Ghana's President John Dramani Mahama called for the suffering of enslaved women to be recognized during a high-level conference in Accra discussing the aftermath of the UN's resolution on transatlantic slavery. Mahama asserted that any efforts toward truth, commemoration, restorative justice, or historical accountability would be incomplete without acknowledging the specific experiences of women.

"Any framework for the pursuit of truth, commemoration, restorative justice, or historical accountability that does not recognize the specific experience of women will remain incomplete," Mahama stated, as reported by local media. He elaborated that enslaved women and girls endured exploitation beyond forced labor, and their reproductive capacity was used to perpetuate slavery across generations. Therefore, he argued, any process failing to address these specific experiences cannot achieve true justice.

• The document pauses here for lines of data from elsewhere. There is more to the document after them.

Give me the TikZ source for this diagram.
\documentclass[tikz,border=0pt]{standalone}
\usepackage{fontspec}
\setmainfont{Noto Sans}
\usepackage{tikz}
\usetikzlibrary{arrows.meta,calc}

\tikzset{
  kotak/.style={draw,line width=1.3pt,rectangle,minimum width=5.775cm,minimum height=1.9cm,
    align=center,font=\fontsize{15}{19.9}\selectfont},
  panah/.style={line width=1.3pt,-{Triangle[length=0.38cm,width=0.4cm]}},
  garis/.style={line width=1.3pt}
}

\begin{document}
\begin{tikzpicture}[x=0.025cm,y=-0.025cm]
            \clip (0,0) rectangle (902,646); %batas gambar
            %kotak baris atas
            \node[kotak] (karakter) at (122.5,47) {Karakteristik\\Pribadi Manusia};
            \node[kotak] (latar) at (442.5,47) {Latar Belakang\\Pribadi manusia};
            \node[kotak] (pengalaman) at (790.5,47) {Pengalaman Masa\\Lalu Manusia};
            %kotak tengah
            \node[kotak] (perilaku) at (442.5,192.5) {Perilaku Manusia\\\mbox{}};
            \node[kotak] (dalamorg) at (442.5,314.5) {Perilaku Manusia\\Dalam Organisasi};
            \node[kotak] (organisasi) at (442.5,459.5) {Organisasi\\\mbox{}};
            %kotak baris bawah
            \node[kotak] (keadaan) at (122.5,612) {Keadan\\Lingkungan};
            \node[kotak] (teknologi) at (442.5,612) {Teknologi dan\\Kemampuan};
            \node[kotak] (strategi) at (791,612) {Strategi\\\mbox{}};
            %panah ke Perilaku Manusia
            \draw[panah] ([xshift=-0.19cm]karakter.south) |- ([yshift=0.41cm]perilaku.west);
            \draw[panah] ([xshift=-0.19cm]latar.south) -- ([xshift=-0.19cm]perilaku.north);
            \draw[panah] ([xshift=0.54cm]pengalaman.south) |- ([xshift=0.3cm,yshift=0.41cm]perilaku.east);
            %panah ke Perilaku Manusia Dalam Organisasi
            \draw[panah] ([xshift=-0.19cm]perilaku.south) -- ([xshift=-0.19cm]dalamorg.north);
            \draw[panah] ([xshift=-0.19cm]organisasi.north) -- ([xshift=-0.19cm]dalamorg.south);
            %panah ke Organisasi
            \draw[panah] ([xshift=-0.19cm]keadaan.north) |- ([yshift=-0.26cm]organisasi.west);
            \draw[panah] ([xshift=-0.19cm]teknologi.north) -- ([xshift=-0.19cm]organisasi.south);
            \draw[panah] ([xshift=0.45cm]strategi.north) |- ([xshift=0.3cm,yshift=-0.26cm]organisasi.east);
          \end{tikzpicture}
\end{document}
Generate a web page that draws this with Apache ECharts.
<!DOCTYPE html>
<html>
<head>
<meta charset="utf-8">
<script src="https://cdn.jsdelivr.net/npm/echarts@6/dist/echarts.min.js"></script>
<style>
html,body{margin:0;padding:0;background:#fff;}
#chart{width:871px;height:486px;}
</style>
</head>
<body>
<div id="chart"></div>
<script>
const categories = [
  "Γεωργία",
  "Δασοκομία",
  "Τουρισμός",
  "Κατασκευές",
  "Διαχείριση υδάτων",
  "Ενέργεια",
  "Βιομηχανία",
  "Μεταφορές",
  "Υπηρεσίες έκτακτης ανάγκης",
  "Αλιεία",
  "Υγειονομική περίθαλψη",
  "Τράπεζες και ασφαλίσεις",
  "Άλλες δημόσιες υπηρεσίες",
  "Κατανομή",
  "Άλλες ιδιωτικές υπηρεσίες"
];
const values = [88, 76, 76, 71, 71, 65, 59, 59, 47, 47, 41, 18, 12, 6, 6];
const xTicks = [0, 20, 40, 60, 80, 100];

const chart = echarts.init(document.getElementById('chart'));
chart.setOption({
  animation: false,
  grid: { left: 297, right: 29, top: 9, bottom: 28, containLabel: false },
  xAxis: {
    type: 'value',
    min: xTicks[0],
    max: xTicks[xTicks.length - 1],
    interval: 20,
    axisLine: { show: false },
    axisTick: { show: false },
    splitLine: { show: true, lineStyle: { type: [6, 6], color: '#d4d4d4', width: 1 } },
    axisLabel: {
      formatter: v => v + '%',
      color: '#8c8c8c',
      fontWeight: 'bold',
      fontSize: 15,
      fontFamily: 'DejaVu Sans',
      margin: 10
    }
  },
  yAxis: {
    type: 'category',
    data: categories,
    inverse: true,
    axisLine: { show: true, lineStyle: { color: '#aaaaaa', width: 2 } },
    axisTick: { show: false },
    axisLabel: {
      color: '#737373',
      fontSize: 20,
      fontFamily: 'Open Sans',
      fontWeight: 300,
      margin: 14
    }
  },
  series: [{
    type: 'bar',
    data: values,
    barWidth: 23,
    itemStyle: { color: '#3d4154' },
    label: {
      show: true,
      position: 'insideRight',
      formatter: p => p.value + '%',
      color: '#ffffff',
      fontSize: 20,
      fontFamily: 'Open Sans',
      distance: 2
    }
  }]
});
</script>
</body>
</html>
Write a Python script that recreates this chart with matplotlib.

Mahama outlined that the next steps in the UN-recognized reparation process should involve practical measures such as research, education, commemoration, restitution, and strengthening alliances between Africa, the African diaspora, and the international community. "History does not ask us to inherit guilt, but to inherit responsibility," he added.

The resolution, proposed by Ghana, received 123 votes in favor at the UN General Assembly, with the United States, Israel, and Argentina voting against it. Fifty-two nations abstained, including Spain, France, Germany, the Netherlands, and the United Kingdom. The resolution identifies the "trafficking of enslaved Africans and the racialized slavery of Africans" as the ultimate crime due to its profound, lasting, and systemic impact on global history and its ongoing consequences through racialized systems of labor, property, and capital.